I've always been a sucker for a deal. Growing up in the Midwest, I adopted the shopping rules set by my mom, who always ignored the merchandise at the front of a store and walked blindly to the sale section in the back. As far as she was concerned, the regularly-priced stuff just didn't exist. It was there, among the disorganized discount racks, that I learned never to settle for anything less than 50% off. I learned that the word "clearance" always trumps "sale," and I learned how to haggle over a slightly torn hem for an extra 10% off an already-reduced skirt. I learned to buy winter coats in the spring and swimsuits in September. If it wasn't a deal, we weren't interested.
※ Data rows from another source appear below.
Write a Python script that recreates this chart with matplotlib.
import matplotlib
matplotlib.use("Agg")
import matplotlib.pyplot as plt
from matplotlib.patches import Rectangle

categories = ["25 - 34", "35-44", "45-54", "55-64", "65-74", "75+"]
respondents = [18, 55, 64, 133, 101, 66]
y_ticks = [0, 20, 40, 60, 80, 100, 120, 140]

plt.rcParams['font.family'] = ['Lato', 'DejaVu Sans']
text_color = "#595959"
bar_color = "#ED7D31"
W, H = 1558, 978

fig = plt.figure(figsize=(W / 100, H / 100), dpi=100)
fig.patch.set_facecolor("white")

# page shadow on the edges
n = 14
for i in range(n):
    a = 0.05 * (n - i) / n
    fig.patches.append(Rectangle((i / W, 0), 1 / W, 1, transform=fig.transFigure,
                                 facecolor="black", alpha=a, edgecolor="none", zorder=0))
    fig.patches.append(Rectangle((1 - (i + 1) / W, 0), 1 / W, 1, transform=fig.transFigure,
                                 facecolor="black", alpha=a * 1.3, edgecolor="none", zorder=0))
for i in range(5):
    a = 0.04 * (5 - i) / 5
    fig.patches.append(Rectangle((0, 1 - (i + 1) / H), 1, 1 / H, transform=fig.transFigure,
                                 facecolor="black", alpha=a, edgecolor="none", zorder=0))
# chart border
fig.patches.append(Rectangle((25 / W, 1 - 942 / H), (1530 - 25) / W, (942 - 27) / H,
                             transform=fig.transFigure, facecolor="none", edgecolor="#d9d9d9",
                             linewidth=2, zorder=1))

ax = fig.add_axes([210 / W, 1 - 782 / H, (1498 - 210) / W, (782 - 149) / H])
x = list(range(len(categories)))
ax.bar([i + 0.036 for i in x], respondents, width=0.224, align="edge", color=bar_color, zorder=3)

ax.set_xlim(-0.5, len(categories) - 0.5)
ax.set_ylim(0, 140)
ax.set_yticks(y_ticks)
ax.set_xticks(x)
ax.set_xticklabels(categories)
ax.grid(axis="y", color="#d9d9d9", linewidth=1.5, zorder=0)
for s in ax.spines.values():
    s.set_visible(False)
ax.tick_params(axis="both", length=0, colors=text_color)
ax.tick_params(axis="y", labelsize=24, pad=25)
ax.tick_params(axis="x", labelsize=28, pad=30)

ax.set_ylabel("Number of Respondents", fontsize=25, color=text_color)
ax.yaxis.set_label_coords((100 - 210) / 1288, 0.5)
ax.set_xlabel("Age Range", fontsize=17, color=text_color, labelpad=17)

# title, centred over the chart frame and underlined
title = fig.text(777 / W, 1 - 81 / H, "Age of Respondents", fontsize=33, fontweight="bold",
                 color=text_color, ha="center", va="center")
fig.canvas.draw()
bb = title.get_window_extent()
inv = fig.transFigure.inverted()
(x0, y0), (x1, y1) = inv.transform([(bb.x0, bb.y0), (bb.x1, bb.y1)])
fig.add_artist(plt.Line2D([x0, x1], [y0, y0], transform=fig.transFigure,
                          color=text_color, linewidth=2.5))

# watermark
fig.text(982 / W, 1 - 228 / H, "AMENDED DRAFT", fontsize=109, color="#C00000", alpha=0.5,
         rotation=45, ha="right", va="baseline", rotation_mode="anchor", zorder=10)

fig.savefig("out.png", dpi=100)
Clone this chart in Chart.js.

When I was sixteen, small town retail sales became my gateway to more extreme discount hunts, and I began breaking for garage sales and raiding local consignment stores. This was also around the time I first encountered those two ubiquitous thrift store giants, Goodwill and The Salvation Army. Unfortunately, at my naive and impressionable young age, I only associated these donation-based thrift stores with being unable to afford retail. Although my friends and I would hit up both chains if we needed cheap items for costumes or DIY projects, it hadn't yet occurred to us that we could also buy plenty of cute, everyday clothing. But it was while on a costume search at The Salvation Army that I thrifted my first non-novelty item of clothing--a vintage, lace-covered lilac pencil skirt. I couldn't believe something that beautiful and barely-worn could be had for a measly $4.
Fast forward seven years, and I'd decided to move to New York City, using up half my salary to pay rent in the city of my dreams. This was obviously insane, and after budgeting for food, obligatory social outings and my meager savings fund, I had little to spend in the way of work-appropriate clothing. Luckily, I still had (and fit into!) my lilac lace skirt, and as I slipped it on for work one day, I put two and two together. Armed with my discerning deal-hunting skills, I began thrifting in NYC, which I quickly discovered is a secondhand shopper's paradise. Take a city with 8.2 million people, mix in a critical mass of fashionistas and add a dash of well-to-do donors, and there's rarely a need to ever return to retail. That's not to say I don't supplement my wardrobe with the occasional retail item, but nowadays, I'd estimate at least 75% of my clothing comes from thrift and consignment stores. And not only is thrifting financially savvy, it's also a great alternative to the treadmill of disposable "fast fashion," which is environmentally- and ethically-questionable at best.
But for all its perks, thrifting in New York can definitely be overwhelming. Fluorescent lights, a lack of dressing rooms and the unfortunate smell of mothballs can make for a less than pleasant shopping experience. Not to mention, NYC thrift stores, consignment shops and flea markets draw ultra-competitive shoppers nowadays, making it all the more difficult to find those diamonds in the rough. And so, in an effort to make things a little less stressful, I'm starting this blog. It's a guide to all my favorite thrift spots, the best secondhand sales in NYC and a random collection of all the cool, cheap things I find on my thrifting adventures. I hope you enjoy it.